KEETMANSHOOP – Hilma Nicanor, the councillor for Keetmanshoop Urban Constituency in //Karas wants government to introduce a constituency development fund to facilitate projects at constituency level.
Nicanor, whose office still expects N$12.7 mllion in funding from the Ministry of Fisheries and Marine Resouces and from the Ministry of Gender Equality and Child Welfare believes that such a fund, once implemented, will speed up and/or ensure the implementation of developmental projects targeting unemployment and poverty alleviation, as well as the reduction of crime.
The funds budgeted for the current financial year are supposed to be used for the upgrading of the Keetmanshoop Fonteintjie fish farm for N$7 million as well as for the planned recreational centre to cost N$5.7million.
Nicanor said: “The recreational centre will look at positive services for young people. They do not really have things to do and we always say the youth are keeping themselves busy with unbecoming behaviour but we often fail to provide an alternative.
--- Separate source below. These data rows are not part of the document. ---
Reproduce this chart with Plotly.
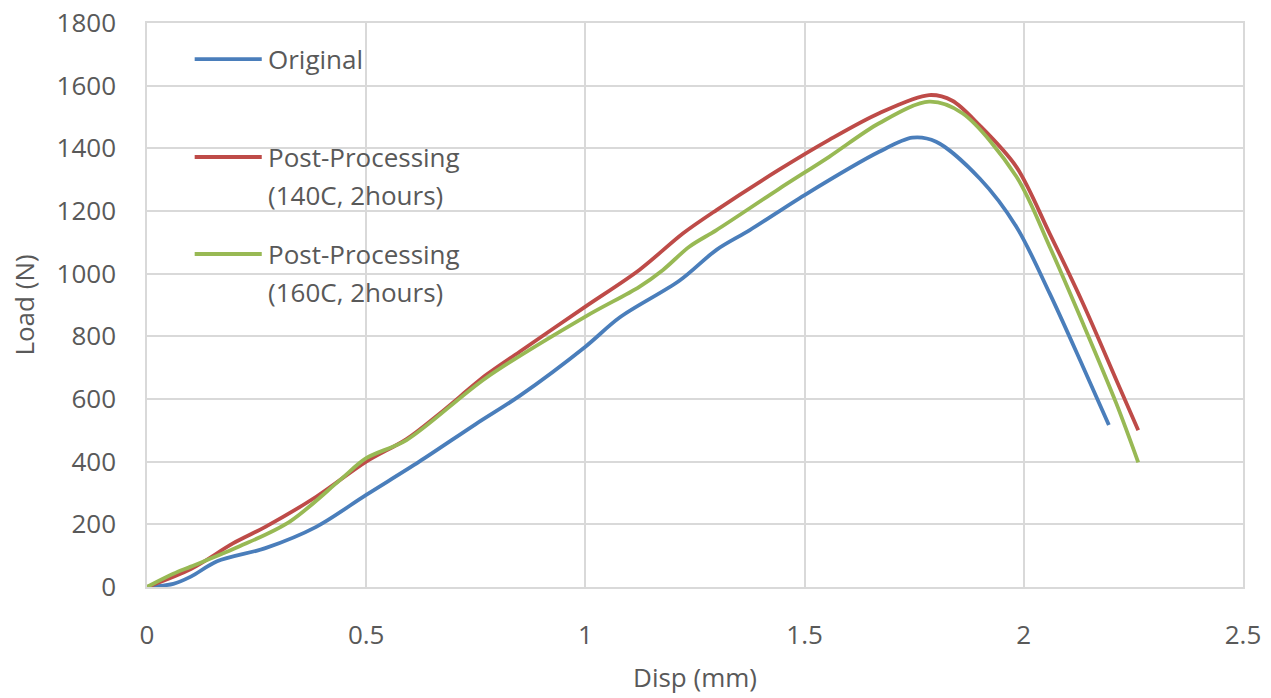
import plotly.graph_objects as go

# Load-displacement curves (Disp in mm, Load in N)
disp_original = [0, 0.06, 0.10, 0.16, 0.27, 0.386, 0.50, 0.621, 0.75, 0.85, 1.0,
                 1.078, 1.215, 1.299, 1.375, 1.50, 1.67, 1.746, 1.80,
                 1.90, 1.983, 2.059, 2.135, 2.194]
load_original = [0, 10, 33, 82, 124, 192, 294, 400, 520, 610, 767,
                 860, 978, 1076, 1139, 1251, 1389, 1434, 1421,
                 1303, 1150, 937, 703, 517]

disp_pp140 = [0, 0.10, 0.196, 0.27, 0.386, 0.50, 0.592, 0.668, 0.774, 0.85, 1.0, 1.123, 1.223, 1.299,
              1.441, 1.556, 1.67, 1.784, 1.837, 1.898, 1.983, 2.059, 2.135, 2.211, 2.261]
load_pp140 = [0, 57, 139, 192, 288, 400, 472, 554, 677, 751, 895, 1012, 1129, 1203,
              1331, 1427, 1512, 1570, 1552, 1475, 1341, 1128, 905, 661, 500]

disp_pp160 = [0, 0.06, 0.10, 0.21, 0.325, 0.44, 0.50, 0.592, 0.774, 1.0, 1.123, 1.177, 1.237,
              1.299, 1.441, 1.556, 1.67, 1.784, 1.86, 1.983, 2.059, 2.135, 2.211, 2.261]
load_pp160 = [0, 42, 65, 129, 208, 341, 411, 469, 668, 863, 958, 1012, 1086,
              1139, 1270, 1373, 1480, 1549, 1512, 1310, 1086, 841, 586, 398]

series_names = ["Original", "Post-Processing (140C, 2hours)", "Post-Processing (160C, 2hours)"]
legend_lines = [["Original"], ["Post-Processing", "(140C, 2hours)"], ["Post-Processing", "(160C, 2hours)"]]
colors = ["#4A7EBB", "#BE4B48", "#98B954"]

x_ticks = [0, 0.5, 1, 1.5, 2, 2.5]
x_tick_labels = ["0", "0.5", "1", "1.5", "2", "2.5"]
y_ticks = list(range(0, 1801, 200))

FONT = "Open Sans"
TEXT_COLOR = "#595959"
GRID = "#D9D9D9"

fig = go.Figure()
for xs, ys, name, c in zip([disp_original, disp_pp140, disp_pp160],
                           [load_original, load_pp140, load_pp160],
                           series_names, colors):
    fig.add_trace(go.Scatter(x=xs, y=ys, mode="lines", name=name,
                             line=dict(color=c, width=3.8, shape="spline", smoothing=0.9),
                             showlegend=False))

# Legend drawn inside the plot area: a key line plus stacked text lines per series
key_y = [0.936, 0.7624, 0.5904]
line_step = 38 / 564
for lines, c, ky in zip(legend_lines, colors, key_y):
    fig.add_shape(type="line", xref="paper", yref="paper",
                  x0=0.0435, x1=0.1047, y0=ky, y1=ky,
                  line=dict(color=c, width=3.8))
    for i, txt in enumerate(lines):
        fig.add_annotation(text=txt, xref="paper", yref="paper",
                           x=0.109, y=ky - i * line_step, xanchor="left", yanchor="middle",
                           showarrow=False, font=dict(family=FONT, size=26, color=TEXT_COLOR))

fig.update_layout(
    width=1271, height=698,
    margin=dict(l=147, r=28, t=23, b=111),
    paper_bgcolor="white", plot_bgcolor="white",
    font=dict(family=FONT, size=26, color=TEXT_COLOR),
)
fig.update_xaxes(
    range=[0, 2.5], tickvals=x_ticks, ticktext=x_tick_labels, automargin=False,
    showgrid=True, gridcolor=GRID, gridwidth=1.5,
    showline=True, linecolor=GRID, linewidth=1.5, mirror=True,
    zeroline=False, ticks="", ticklabelstandoff=24,
    tickfont=dict(family=FONT, size=26, color=TEXT_COLOR),
    title=dict(text="Disp (mm)", standoff=18, font=dict(family=FONT, size=26, color=TEXT_COLOR)),
)
fig.update_yaxes(
    range=[0, 1800], tickvals=y_ticks, automargin=False,
    showgrid=True, gridcolor=GRID, gridwidth=1.5,
    showline=True, linecolor=GRID, linewidth=1.5, mirror=True,
    zeroline=False, ticks="", ticklabelstandoff=24,
    tickfont=dict(family=FONT, size=26, color=TEXT_COLOR),
    title=dict(text="Load (N)", standoff=14, font=dict(family=FONT, size=26, color=TEXT_COLOR)),
)

fig.write_html("out.html")
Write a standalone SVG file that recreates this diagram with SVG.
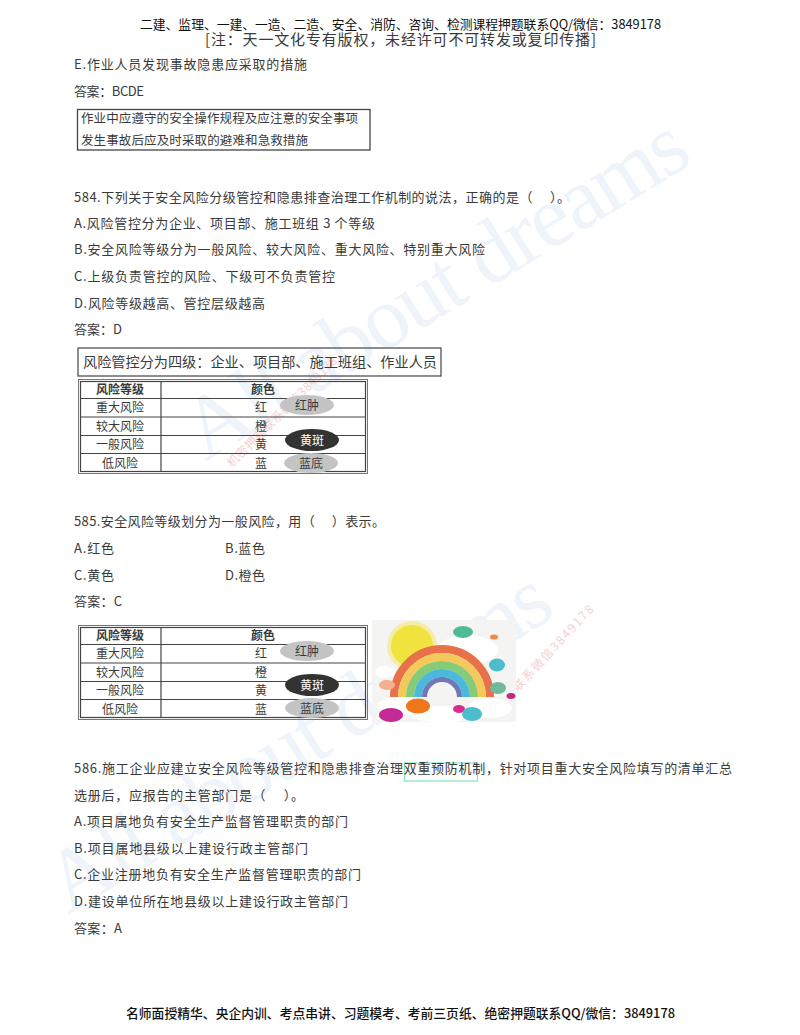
<svg xmlns="http://www.w3.org/2000/svg" width="800" height="1035" viewBox="0 0 800 1035">
<style>
text{font-family:"Noto Sans CJK SC","Liberation Serif",sans-serif;fill:#3a3a3a;white-space:pre}
.b{font-size:13px}
.h{fill:#111;font-size:12.800px}
.w{font-family:"Liberation Serif",serif;font-size:88px;fill:#eff3fa}
.p{font-size:12px;fill:#f5cfd2}
.c{font-size:12px;text-anchor:middle}
.hd{font-weight:700}
.o{fill:#c4c4c4}
.d{fill:#333}
.l{stroke:#444;fill:none;stroke-width:1.200}
</style>
<defs><filter id="soft" x="-5%" y="-5%" width="110%" height="110%"><feGaussianBlur stdDeviation="0.700"/></filter></defs>
<rect width="800" height="1035" fill="#fff"/>
<g id="watermarks">
<text class="w" transform="translate(205 462) rotate(-31.500)" textLength="575">All about dreams</text>
<text class="w" transform="translate(68 915) rotate(-31.500)" textLength="575">All about dreams</text>
<text class="p" transform="translate(232 468) rotate(-45)" textLength="150">机密押题联系微信3849178</text>
<text class="p" transform="translate(518 692) rotate(-47)" textLength="112">联系微信3849178</text>
</g>
<g id="header">
<text class="h" x="140" y="28.500" textLength="521">二建、监理、一建、一造、二造、安全、消防、咨询、检测课程押题联系QQ/微信：3849178</text>
<text x="205" y="45" font-size="15" textLength="391">[注：天一文化专有版权，未经许可不可转发或复印传播]</text>
</g>
<g id="q583">
<text class="b" x="74" y="69" textLength="233">E.作业人员发现事故隐患应采取的措施</text>
<text class="b" x="74" y="96" textLength="70">答案：BCDE</text>
<rect x="77.500" y="109.500" width="292.500" height="40.500" fill="none" stroke="#444" stroke-width="1.300"/>
<text x="81" y="123" font-size="12.500" textLength="277">作业中应遵守的安全操作规程及应注意的安全事项</text>
<text x="81" y="145" font-size="12.500" textLength="227">发生事故后应及时采取的避难和急救措施</text>
</g>
<g id="q584">
<text class="b" x="74" y="202" textLength="496">584.下列关于安全风险分级管控和隐患排查治理工作机制的说法，正确的是（　 ）。</text>
<text class="b" x="74" y="228" textLength="301">A.风险管控分为企业、项目部、施工班组 3 个等级</text>
<text class="b" x="74" y="254" textLength="411">B.安全风险等级分为一般风险、较大风险、重大风险、特别重大风险</text>
<text class="b" x="74" y="281" textLength="261">C.上级负责管控的风险、下级可不负责管控</text>
<text class="b" x="74" y="308" textLength="191">D.风险等级越高、管控层级越高</text>
<text class="b" x="74" y="334" textLength="48">答案：D</text>
<rect x="78" y="348" width="363" height="28" fill="none" stroke="#444" stroke-width="1.200"/>
<text x="83" y="367" font-size="14.200" textLength="354">风险管控分为四级：企业、项目部、施工班组、作业人员</text>
</g>
<g id="table1">
<rect x="78.500" y="379.500" width="289" height="94" fill="none" stroke="#777"/>
<rect x="80.500" y="381.500" width="285" height="90" class="l"/>
<path class="l" d="M80 398.500H366M80 417H366M80 435.500H366M80 453.500H366M161 381V472"/>
<text class="c hd" x="120" y="394">风险等级</text><text class="c hd" x="263" y="394">颜色</text>
<text class="c" x="120" y="412">重大风险</text><text class="c" x="261" y="412">红</text>
<text class="c" x="120" y="431">较大风险</text><text class="c" x="261" y="431">橙</text>
<text class="c" x="120" y="449">一般风险</text><text class="c" x="261" y="449">黄</text>
<text class="c" x="120" y="468">低风险</text><text class="c" x="261" y="468">蓝</text>
<ellipse class="o" cx="307" cy="405" rx="27" ry="10"/><text class="c" x="307" y="410">红肿</text>
<ellipse class="d" cx="312" cy="440" rx="27" ry="11"/><text class="c" x="312" y="445" style="fill:#fff">黄斑</text>
<ellipse class="o" cx="311" cy="463" rx="27" ry="10"/><text class="c" x="311" y="468">蓝底</text>
</g>
<g id="q585">
<text class="b" x="74" y="526" textLength="311">585.安全风险等级划分为一般风险，用（　 ）表示。</text>
<text class="b" x="74" y="553" textLength="40">A.红色</text><text class="b" x="225" y="553" textLength="40">B.蓝色</text>
<text class="b" x="74" y="580" textLength="40">C.黄色</text><text class="b" x="225" y="580" textLength="40">D.橙色</text>
<text class="b" x="74" y="606" textLength="48">答案：C</text>
</g>
<g id="table2">
<rect x="78.500" y="625.500" width="289" height="94" fill="none" stroke="#777"/>
<rect x="80.500" y="627.500" width="285" height="90" class="l"/>
<path class="l" d="M80 644.500H366M80 663H366M80 681.500H366M80 699.500H366M161 627V718"/>
<text class="c hd" x="120" y="640">风险等级</text><text class="c hd" x="263" y="640">颜色</text>
<text class="c" x="120" y="658">重大风险</text><text class="c" x="261" y="658">红</text>
<text class="c" x="120" y="677">较大风险</text><text class="c" x="261" y="677">橙</text>
<text class="c" x="120" y="695">一般风险</text><text class="c" x="261" y="695">黄</text>
<text class="c" x="120" y="714">低风险</text><text class="c" x="261" y="714">蓝</text>
<ellipse class="o" cx="307" cy="651" rx="27" ry="10"/><text class="c" x="307" y="656">红肿</text>
<ellipse class="d" cx="312" cy="685" rx="27" ry="11"/><text class="c" x="312" y="690" style="fill:#fff">黄斑</text>
<ellipse class="o" cx="312" cy="708" rx="27" ry="10"/><text class="c" x="312" y="713">蓝底</text>
</g>
<g id="rainbow">
<rect x="372" y="620" width="144" height="102" fill="#f4f4f2"/>
<g filter="url(#soft)">
<circle cx="412" cy="646" r="25" fill="#f5eca8"/><circle cx="412" cy="646" r="21" fill="#f0e33c"/>
<ellipse cx="468" cy="650" rx="30" ry="15" fill="#fff"/>
<g fill="none" stroke-width="8">
<path d="M394 697A48 48 0 0 1 490 697" stroke="#e8714a"/>
<path d="M402 697A40 40 0 0 1 482 697" stroke="#f3c95c"/>
<path d="M410 697A32 32 0 0 1 474 697" stroke="#85cb78"/>
<path d="M418 697A24 24 0 0 1 466 697" stroke="#4cb8dc"/>
<path d="M424.500 697A17.500 17.500 0 0 1 459.500 697" stroke="#6f78b8" stroke-width="5"/>
</g>
<g fill="#fff">
<ellipse cx="397" cy="706" rx="20" ry="9"/><ellipse cx="442" cy="714" rx="34" ry="8"/>
<ellipse cx="490" cy="708" rx="22" ry="10"/>
<ellipse cx="385" cy="672" rx="10" ry="6"/>
</g>
<ellipse cx="463" cy="632" rx="10" ry="6" fill="#4fbb92"/>
<ellipse cx="494" cy="637" rx="4" ry="2.500" fill="#ef8a3c"/>
<ellipse cx="497" cy="665" rx="8" ry="6.500" fill="#4dbccb"/>
<ellipse cx="387" cy="685" rx="8" ry="5" fill="#f2b08e"/>
<ellipse cx="418" cy="706" rx="12" ry="7.500" fill="#f0761a"/>
<ellipse cx="391" cy="715" rx="12" ry="7" fill="#c42c96"/>
<ellipse cx="459" cy="709" rx="6" ry="4" fill="#d92a8e"/>
<ellipse cx="472" cy="714" rx="10" ry="7" fill="#4dbccb"/>
<ellipse cx="498" cy="688" rx="8" ry="6" fill="#6fb99a"/>
<ellipse cx="511" cy="696" rx="4.500" ry="3" fill="#c42c76"/>
</g>
</g>
<g id="q586">
<rect x="404.500" y="763" width="73" height="18" fill="none" stroke="#7fe3c4" stroke-width="1.200"/>
<text class="b" x="74" y="773" textLength="658">586.施工企业应建立安全风险等级管控和隐患排查治理双重预防机制，针对项目重大安全风险填写的清单汇总</text>
<text class="b" x="74" y="800" textLength="230">选册后，应报告的主管部门是（　 ）。</text>
<text class="b" x="74" y="826" textLength="274">A.项目属地负有安全生产监督管理职责的部门</text>
<text class="b" x="74" y="853" textLength="234">B.项目属地县级以上建设行政主管部门</text>
<text class="b" x="74" y="879" textLength="287">C.企业注册地负有安全生产监督管理职责的部门</text>
<text class="b" x="74" y="906" textLength="274">D.建设单位所在地县级以上建设行政主管部门</text>
<text class="b" x="74" y="933" textLength="48">答案：A</text>
</g>
<g id="footer">
<text class="h" x="126" y="1018" textLength="549" font-weight="500">名师面授精华、央企内训、考点串讲、习题模考、考前三页纸、绝密押题联系QQ/微信：3849178</text>
</g>
</svg>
With this centre we want to offer an alternative, but the delay in the transfer of funds to regions continues to be a problem.”
Nicanor, however, shrugged off suggestions that the fund could be affected by corrupt elements saying that the same policies in place with central government bookkeeping should be in place for the fund.
“Regional level government is just another level of government. We are not autonomous and will still report and adhere to the laws and regulations of the central government,” she emphasised.
However, according to a Budget Brief written in 2010 by Albert van Zyl for the International Budget Partnership, constituency development funds have a negative impact on accountability and service delivery, a situation that most poor countries cannot afford.
However, it pointed out that it can be helpful to ensure project delivery in the fact of ineffective and corrupt local government structures, as well as to bypass central bureaucracies and channel funding directly to community level.
Namibia has been confronted with a good dose of uncompleted projects because of line ministries’ under-spending which has run well into N$1.2 billion in the last financial year.
Recent media reports indicated that by the end of the last financial year some ministries were still left with millions in their coffers with most of their develoment activities hanging in mid-air because of maladministration.
Some of the under-spenders are the Ministry of Finance, which returned N$470 million, the Ministry of Works and Transport, which returned N$280 million and the Ministry of Agriculture, Water and Forestry, which failed to use N$152 million. The Ministry of Youth, National Service, Sport and Culture did not use N$51 million while Labour and Social Welfare and the Ministry of Environment and Tourism failed to utilise N$48.3 million each.